The question in Bostick was whether the fact that the police approached the defendant while he was a passenger on a bus, by itself, rendered the encounter "unreasonable" under the Fourth Amendment. Justice O'Connor held it did not. In Michigan v. Chesternut, , the Court had suggested that a seizure occurs whenever a reasonable person does not feel "free to leave" an encounter with the police. Justice O'Connor suggested that the Florida court's error in Bostick was that it "focus[ed] on whether Bostick was 'free to leave' rather than on the principle those words were intended to capture."

Bostick claimed he was not "free to leave" because the bus was scheduled to depart soon, and if it were to depart without him he would be separated from his luggage. But Bostick "would not have felt free to leave the bus even if the police had not been present. Bostick's movements were 'confined' in a sense, but this was the natural result of his decision to take the bus; it says nothing about whether or not the police conduct at issue was coercive." Thus, it was not through any display of authority or show of force on the police's part that Bostick felt he was not free to leave the scene of the encounter with the police. In the absence of such a show of authority, there was no justification for the Florida court's per se rule that a seizure had occurred simply because the encounter had taken place on a bus. Because the Florida courts had not engaged in the correct legal analysis, the Supreme Court sent the case back so that they could do so in the first instance.
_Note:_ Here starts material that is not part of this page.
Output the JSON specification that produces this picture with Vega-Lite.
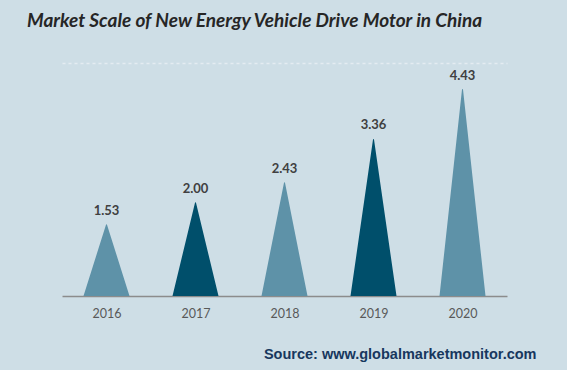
{
  "$schema": "https://vega.github.io/schema/vega-lite/v6.json",
  "autosize": {"type": "none"},
  "width": 445,
  "height": 233,
  "padding": {"left": 62, "top": 63, "right": 60, "bottom": 74},
  "background": "#cedee6",
  "config": {"view": {"stroke": null}},
  "title": {
    "text": "Market Scale of New Energy Vehicle Drive Motor in China",
    "anchor": "start",
    "font": "Lato",
    "fontSize": 19,
    "fontWeight": "bold",
    "fontStyle": "italic",
    "color": "#262626",
    "baseline": "alphabetic",
    "offset": 17,
    "dx": -35
  },
  "data": {
    "values": [
      {"year": "2016", "value": 1.53},
      {"year": "2017", "value": 2.00},
      {"year": "2018", "value": 2.43},
      {"year": "2019", "value": 3.36},
      {"year": "2020", "value": 4.43}
    ]
  },
  "encoding": {
    "x": {
      "field": "year",
      "type": "ordinal",
      "scale": {"type": "point", "padding": 0.5},
      "axis": {
        "labelAngle": 0,
        "labelFont": "Lato",
        "labelFontSize": 12.5,
        "labelColor": "#595959",
        "labelPadding": 11,
        "ticks": false,
        "domainColor": "#8c8c8c",
        "domainWidth": 1.5,
        "title": "Source: www.globalmarketmonitor.com",
        "titleFont": "Liberation Sans",
        "titleFontSize": 14.5,
        "titleFontWeight": "bold",
        "titleColor": "#17375e",
        "titleAnchor": "end",
        "titleAlign": "right",
        "titleBaseline": "alphabetic",
        "titleX": 474,
        "titleY": 62
      }
    },
    "y": {
      "field": "value",
      "type": "quantitative",
      "scale": {"domain": [0, 5], "nice": false},
      "axis": {
        "values": [5],
        "grid": true,
        "gridDash": [3, 3],
        "gridColor": "#e4ecf1",
        "gridWidth": 1.5,
        "domain": false,
        "ticks": false,
        "labels": false,
        "title": null
      }
    }
  },
  "layer": [
    {
      "transform": [
        {"impute": "value", "key": "part", "keyvals": ["base"], "groupby": ["year"], "value": 0}
      ],
      "mark": {"type": "trail", "clip": true},
      "encoding": {
        "color": {
          "field": "year",
          "type": "nominal",
          "scale": {
            "domain": ["2016", "2017", "2018", "2019", "2020"],
            "range": ["#5e92a8", "#004f6b", "#5e92a8", "#004f6b", "#5e92a8"]
          },
          "legend": null
        },
        "size": {
          "condition": {"test": "datum.part === 'base'", "value": 46},
          "value": 0
        }
      }
    },
    {
      "mark": {
        "type": "text",
        "baseline": "bottom",
        "dy": -7,
        "font": "Lato",
        "fontSize": 13,
        "fontWeight": "bold",
        "color": "#404040"
      },
      "encoding": {
        "text": {"field": "value", "type": "quantitative", "format": ".2f"}
      }
    }
  ]
}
===Justice Marshall's dissent===
Justice Marshall wrote a dissenting opinion, joined by Justice Blackmun and Stevens, portraying the law enforcement technique at issue in Bostick as one more likely to affect poor and minority citizens. Citing the low yield of actual drug traffickers, the admittedly arbitrary nature of the search, and the intrusive and intimidating style in which the police carry them out, Justice Marshall disputed the points relied on by Justice O'Connor to reach her conclusion.

To Justice Marshall, the facts of the case "exhibit all of the elements of coercion associated with a typical bus sweep." The officers wore jackets displaying the logo of the Broward County Sheriff's Department and brandished their badges. One of them carried a gun. They cornered Bostick at the back of the bus, blocking the aisle so that Bostick could not leave. While Justice O'Connor relies on the fact that the officers reminded Bostick he could refuse consent to the search, Justice Marshall points out that if Bostick had been unreasonably seized before they posed that question to Bostick, his consent was irrelevant. And for Justice Marshall, it was obvious that Bostick was not, in fact, free to terminate the encounter with the police. "Rather than requiring the police to justify the coercive tactics employed here, [Justice O'Connor] blames respondent for his own sensation of constraint.... Thus..., because respondent's freedom of movement was restricted by a factor independent of police conduct - i.e., by his being a passenger on a bus - [Bostick] was not seized for purposes of the Fourth Amendment."